A jury of seven women and five men have sat through two weeks of evidence, from more than 65 Crown witnesses.

Justice Forrie Miller will sum up the case to the jury this morning.

In the Crown's closing argument on Friday, prosecutor Grant Burston told the jury that Waipuka and Robinson did not need to have inflicted the fatal blow to have been party to the murder.

"The Crown says both accused were involved in the beating ... whoever it was who inflicted the fatal blow."

Both accused were aggressive to others before the attack, and both made admissions to being involved in the attack on Mr Cottrell.

In his closing argument, Waipuka's lawyer Paul Paino said if his client was not guilty of murder, he was guilty of manslaughter, but Waipuka was not able to plead to a manslaughter charge because it was not offered.

Mr Paino acknowledged his client was in a "troublesome" mood the day Mr Cottrell was killed.

But he asked the jury to look at Waipuka's maturity when deciding whether he had murderous intent.

"There's a general theme of immaturity running through [both] the accused."

Paino said Waipuka made a "simple straight punch at head height".

Robinson's lawyer Mike Antunovic said the Crown failed to prove "by a country mile" that Robinson was guilty of murder or manslaughter.

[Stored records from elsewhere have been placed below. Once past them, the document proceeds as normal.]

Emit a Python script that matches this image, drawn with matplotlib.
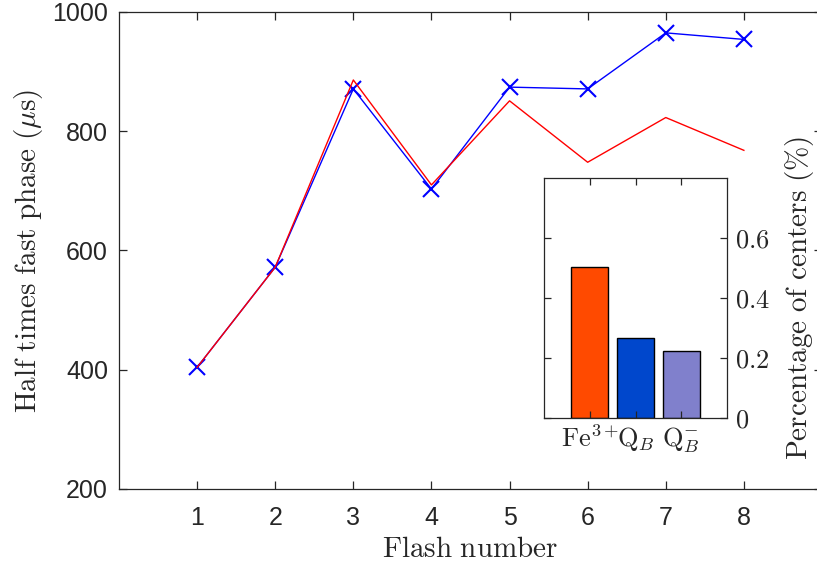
import matplotlib
matplotlib.use("Agg")
import matplotlib.pyplot as plt
import numpy as np

plt.rcParams['mathtext.fontset'] = 'cm'
plt.rcParams['font.family'] = ['Liberation Sans', 'DejaVu Sans']

# Half times of the fast phase per flash
flashes = [1, 2, 3, 4, 5, 6, 7, 8]
measured = [404, 572, 871, 703, 874, 871, 965, 954]
model = [404, 572, 886, 710, 851, 748, 823, 768]

# Inset: share of centers per state
states = [r'$\mathrm{Fe}^{3+}$', r'$\mathrm{Q}_B$', r'$\mathrm{Q}_B^{-}$']
shares = [0.503, 0.268, 0.224]
share_colors = ['#FF4A00', '#0047CC', '#8080CC']

axcol = '#262626'
W, H = 817, 568
fig = plt.figure(figsize=(W / 100, H / 100), dpi=100)

def px_axes(l, t, r, b):
    return fig.add_axes([l / W, 1 - b / H, (r - l) / W, (b - t) / H])

ax = px_axes(119, 12, 822, 489)
ax.plot(flashes, measured, color='blue', lw=1.0, marker='x', ms=11, mew=1.5, zorder=2)
ax.plot(flashes, model, color='red', lw=1.0, zorder=3)
ax.set_xlim(0, 9)
ax.set_ylim(200, 1000)
ax.set_xticks(flashes)
ax.set_yticks([200, 400, 600, 800, 1000])
ax.tick_params(direction='in', length=6, width=0.9, colors=axcol, labelsize=18,
               top=True, right=True, pad=8)
ax.tick_params(axis='x', pad=12)
for s in ax.spines.values():
    s.set_color(axcol)
    s.set_linewidth(0.9)
ax.set_xlabel(r'$\mathrm{Flash\ number}$', fontsize=21, color=axcol, labelpad=4)
ax.set_ylabel(r'$\mathrm{Half\ times\ fast\ phase\ (}\mu\mathrm{s)}$', fontsize=21,
              color=axcol, labelpad=5)

ins = px_axes(544, 178, 727, 418)
ins.bar([1, 2, 3], shares, width=0.8, color=share_colors, edgecolor='black', lw=1.0)
ins.set_xlim(0, 4)
ins.set_ylim(0, 0.8)
ins.set_xticks([1, 2, 3])
ins.set_xticklabels(states)
ins.set_yticks([0, 0.2, 0.4, 0.6])
ins.set_yticklabels([r'$0$', r'$0.2$', r'$0.4$', r'$0.6$'])
ins.yaxis.tick_right()
ins.yaxis.set_label_position('right')
ins.tick_params(direction='in', length=5, width=0.9, colors=axcol, labelsize=19,
                top=True, left=True, right=True, pad=6)
ins.tick_params(axis='x', pad=5)
for s in ins.spines.values():
    s.set_color(axcol)
    s.set_linewidth(0.9)
ins.set_ylabel(r'$\mathrm{Percentage\ of\ centers\ (\%)}$', fontsize=21, color=axcol,
               labelpad=9)

fig.savefig('out.png', dpi=100)
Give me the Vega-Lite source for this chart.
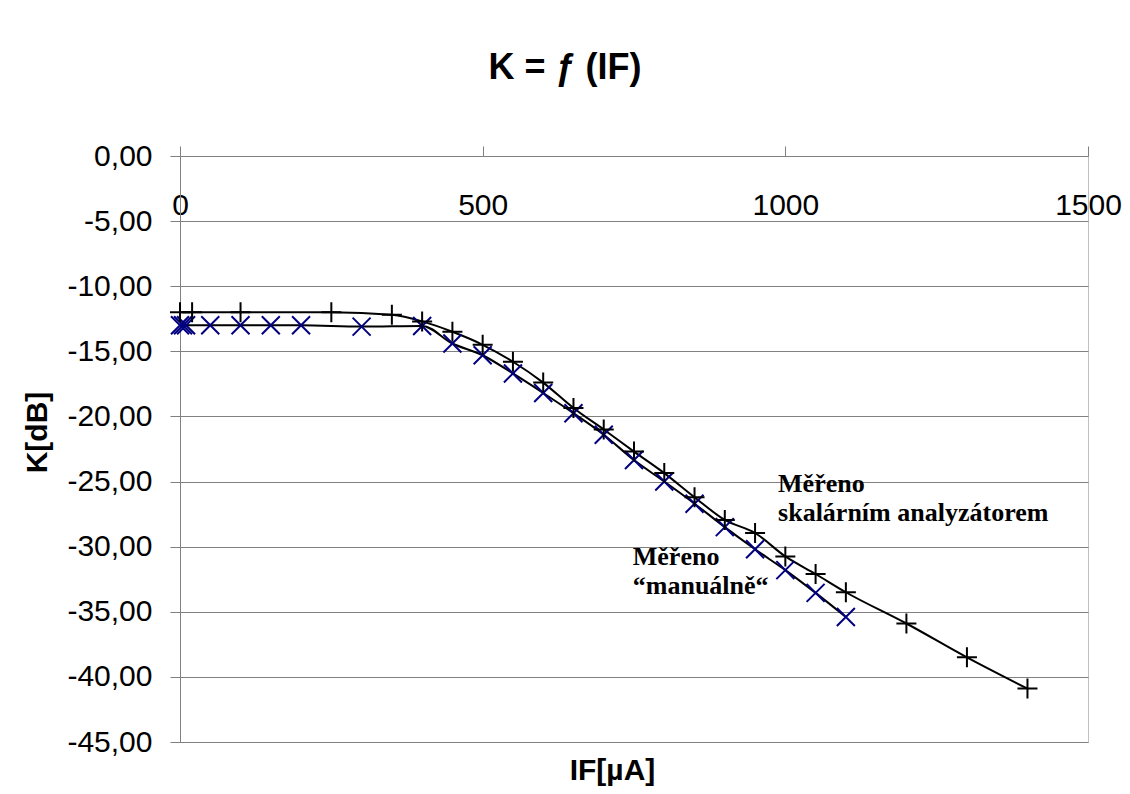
{
  "$schema": "https://vega.github.io/schema/vega-lite/v6.json",
  "width": 908,
  "height": 586,
  "autosize": {"type": "none"},
  "padding": {"left": 180, "top": 156, "right": 42, "bottom": 52},
  "background": "white",
  "title": {
    "text": "K = ƒ (IF)",
    "font": "Liberation Sans",
    "fontSize": 36,
    "fontWeight": "bold",
    "color": "black",
    "anchor": "middle",
    "dx": -69,
    "offset": 54
  },
  "datasets": {
    "meas": [
      {"I": 0, "K": -12.0, "series": "skalar"},
      {"I": 20, "K": -12.0, "series": "skalar"},
      {"I": 100, "K": -12.0, "series": "skalar"},
      {"I": 250, "K": -12.0, "series": "skalar"},
      {"I": 350, "K": -12.2, "series": "skalar"},
      {"I": 400, "K": -12.7, "series": "skalar"},
      {"I": 450, "K": -13.5, "series": "skalar"},
      {"I": 500, "K": -14.5, "series": "skalar"},
      {"I": 550, "K": -15.8, "series": "skalar"},
      {"I": 600, "K": -17.4, "series": "skalar"},
      {"I": 650, "K": -19.35, "series": "skalar"},
      {"I": 700, "K": -21.0, "series": "skalar"},
      {"I": 750, "K": -22.7, "series": "skalar"},
      {"I": 800, "K": -24.35, "series": "skalar"},
      {"I": 850, "K": -26.2, "series": "skalar"},
      {"I": 900, "K": -27.95, "series": "skalar"},
      {"I": 950, "K": -28.95, "series": "skalar"},
      {"I": 1000, "K": -30.75, "series": "skalar"},
      {"I": 1050, "K": -32.1, "series": "skalar"},
      {"I": 1100, "K": -33.5, "series": "skalar"},
      {"I": 1200, "K": -35.9, "series": "skalar"},
      {"I": 1300, "K": -38.5, "series": "skalar"},
      {"I": 1400, "K": -40.9, "series": "skalar"},
      {"I": 0, "K": -13.0, "series": "manual"},
      {"I": 5, "K": -13.0, "series": "manual"},
      {"I": 10, "K": -13.0, "series": "manual"},
      {"I": 50, "K": -13.0, "series": "manual"},
      {"I": 100, "K": -13.0, "series": "manual"},
      {"I": 150, "K": -13.0, "series": "manual"},
      {"I": 200, "K": -13.0, "series": "manual"},
      {"I": 300, "K": -13.1, "series": "manual"},
      {"I": 400, "K": -13.05, "series": "manual"},
      {"I": 450, "K": -14.4, "series": "manual"},
      {"I": 500, "K": -15.3, "series": "manual"},
      {"I": 550, "K": -16.7, "series": "manual"},
      {"I": 600, "K": -18.2, "series": "manual"},
      {"I": 650, "K": -19.75, "series": "manual"},
      {"I": 700, "K": -21.4, "series": "manual"},
      {"I": 750, "K": -23.35, "series": "manual"},
      {"I": 800, "K": -25.0, "series": "manual"},
      {"I": 850, "K": -26.7, "series": "manual"},
      {"I": 900, "K": -28.5, "series": "manual"},
      {"I": 950, "K": -30.2, "series": "manual"},
      {"I": 1000, "K": -31.8, "series": "manual"},
      {"I": 1050, "K": -33.55, "series": "manual"},
      {"I": 1100, "K": -35.4, "series": "manual"}
    ],
    "notes": [
      {"I": 988, "K": -25.8, "text": "Měřeno\nskalárním analyzátorem"},
      {"I": 748, "K": -31.4, "text": "Měřeno\n“manuálně“"}
    ]
  },
  "encoding": {
    "x": {
      "field": "I",
      "type": "quantitative",
      "scale": {"domain": [0, 1500], "nice": false, "zero": false},
      "axis": {
        "orient": "top",
        "values": [0, 500, 1000, 1500],
        "format": "d",
        "grid": false,
        "domainColor": "#808080",
        "tickColor": "#808080",
        "tickSize": 10,
        "labelPadding": -44,
        "labelBaseline": "top",
        "labelAlign": "center",
        "labelFont": "Liberation Sans",
        "labelFontSize": 30,
        "labelColor": "black",
        "labelOverlap": false,
        "labelFlush": false,
        "title": "IF[µA]",
        "titleFont": "Liberation Sans",
        "titleFontSize": 30,
        "titleFontWeight": "bold",
        "titleColor": "black",
        "titleX": 432,
        "titleY": 614,
        "titleAlign": "center",
        "titleBaseline": "middle"
      }
    },
    "y": {
      "field": "K",
      "type": "quantitative",
      "scale": {"domain": [-45, 0], "nice": false, "zero": false},
      "axis": {
        "values": [0, -5, -10, -15, -20, -25, -30, -35, -40, -45],
        "grid": true,
        "gridColor": "#808080",
        "gridWidth": 1,
        "domainColor": "#808080",
        "tickColor": "#808080",
        "tickSize": 10,
        "labelPadding": 18,
        "labelFont": "Liberation Sans",
        "labelFontSize": 30,
        "labelColor": "black",
        "labelOverlap": false,
        "labelFlush": false,
        "labelExpr": "(datum.value < 0 ? '-' : '') + replace(format(abs(datum.value), '.2f'), '.', ',')",
        "title": "K[dB]",
        "titleFont": "Liberation Sans",
        "titleFontSize": 30,
        "titleFontWeight": "bold",
        "titleColor": "black",
        "titleAngle": -90,
        "titleX": -143,
        "titleY": 276,
        "titleAlign": "center",
        "titleBaseline": "middle"
      }
    }
  },
  "layer": [
    {
      "data": {"name": "meas"},
      "mark": {"type": "line", "interpolate": "monotone", "color": "black", "strokeWidth": 2},
      "encoding": {"detail": {"field": "series"}}
    },
    {
      "data": {"name": "meas"},
      "transform": [{"filter": "datum.series === 'manual'"}],
      "mark": {"type": "point", "shape": "M-1,-1L1,1M-1,1L1,-1", "filled": false, "stroke": "#000080", "strokeWidth": 2, "size": 324, "opacity": 1}
    },
    {
      "data": {"name": "meas"},
      "transform": [{"filter": "datum.series === 'skalar'"}],
      "mark": {"type": "point", "shape": "M-1,0L1,0M0,-1L0,1", "filled": false, "stroke": "black", "strokeWidth": 2, "size": 400, "opacity": 1}
    },
    {
      "data": {"name": "notes"},
      "mark": {"type": "text", "align": "left", "baseline": "alphabetic", "font": "Liberation Serif", "fontSize": 26, "fontWeight": "bold", "color": "black", "lineHeight": 29, "lineBreak": "\n"},
      "encoding": {"text": {"field": "text"}}
    }
  ],
  "config": {
    "view": {"stroke": "#c0c0c0", "strokeWidth": 1}
  }
}
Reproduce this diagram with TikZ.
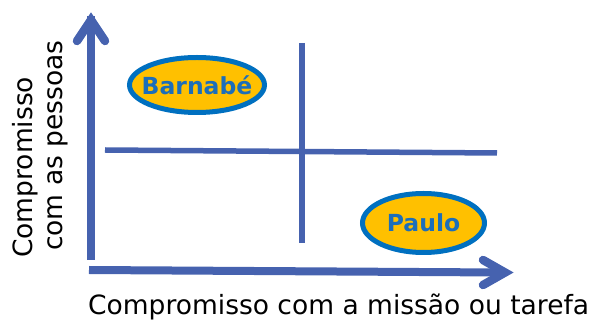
\documentclass[tikz,border=0pt]{standalone}
\usepackage{fontspec}
\setmainfont{DejaVu Sans}
\usetikzlibrary{shapes.geometric}
\definecolor{axisblue}{HTML}{4662AF}
\definecolor{ringblue}{HTML}{0070C0}
\definecolor{namegold}{HTML}{FFC000}
\definecolor{nameblue}{HTML}{1C6EBA}
\tikzset{
  axisline/.style={draw=axisblue, line width=8pt},
  axishead/.style={draw=axisblue, line width=8.5pt, line cap=round, line join=miter},
  divider/.style={draw=axisblue, line width=5.5pt},
  person/.style={ellipse, draw=ringblue, line width=5pt, fill=namegold, inner sep=0pt,
    text=nameblue, font=\fontsize{23.5}{27}\selectfont\bfseries},
  axislabel/.style={inner sep=0pt, font=\fontsize{26.5}{30}\selectfont}
}
\begin{document}
\begin{tikzpicture}[x=1pt,y=-1pt]
\useasboundingbox (0,0) rectangle (598,320);
% axes
\coordinate (vbot) at (91,260);
\coordinate (vtip) at (91,20);
\coordinate (vl) at (77,41);
\coordinate (vr) at (105,41);
\coordinate (hleft) at (89,270);
\coordinate (htip) at (505,272.5);
\coordinate (hu) at (483,260);
\coordinate (hd) at (483,285);
\draw[axisline] (vbot) -- ([yshift=4pt]vtip);
\draw[axishead] (vl) -- (vtip) -- (vr);
\draw[axisline] (hleft) -- ([xshift=-4pt]htip);
\draw[axishead] (hu) -- (htip) -- (hd);
% dividers
\coordinate (dvt) at (302,43);
\coordinate (dvb) at (302,243);
\coordinate (dhl) at (105,150);
\coordinate (dhr) at (497,153);
\draw[divider] (dvt) -- (dvb);
\draw[divider] (dhl) -- (dhr);
% people
\node[person, minimum width=135pt, minimum height=55pt] (barnabe) at (197,85) {\makebox[0pt]{Barnabé}};
\node[person, minimum width=122pt, minimum height=59pt] (paulo) at (423.5,223) {\makebox[0pt]{Paulo}};
% labels
\node[axislabel, anchor=base west] (xlab) at (88,315) {Compromisso com a missão ou tarefa};
\node[axislabel, anchor=base west, rotate=90] (ylab1) at (32,258) {Compromisso};
\node[axislabel, anchor=base west, rotate=90] (ylab2) at (63,251) {com as pessoas};
\end{tikzpicture}
\end{document}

Robinson did not commit murder because he was on the other side of the road at the time of the attack, Mr Antunovic said.

The Crown's case hinged on 28 seconds when the attack could have happened, based on CCTV footage, he said.

"Any assessment of this evidence clearly supports the defence case. It clearly established that Manuel Robinson could not have been involved in any incident with Mr Cottrell," he said.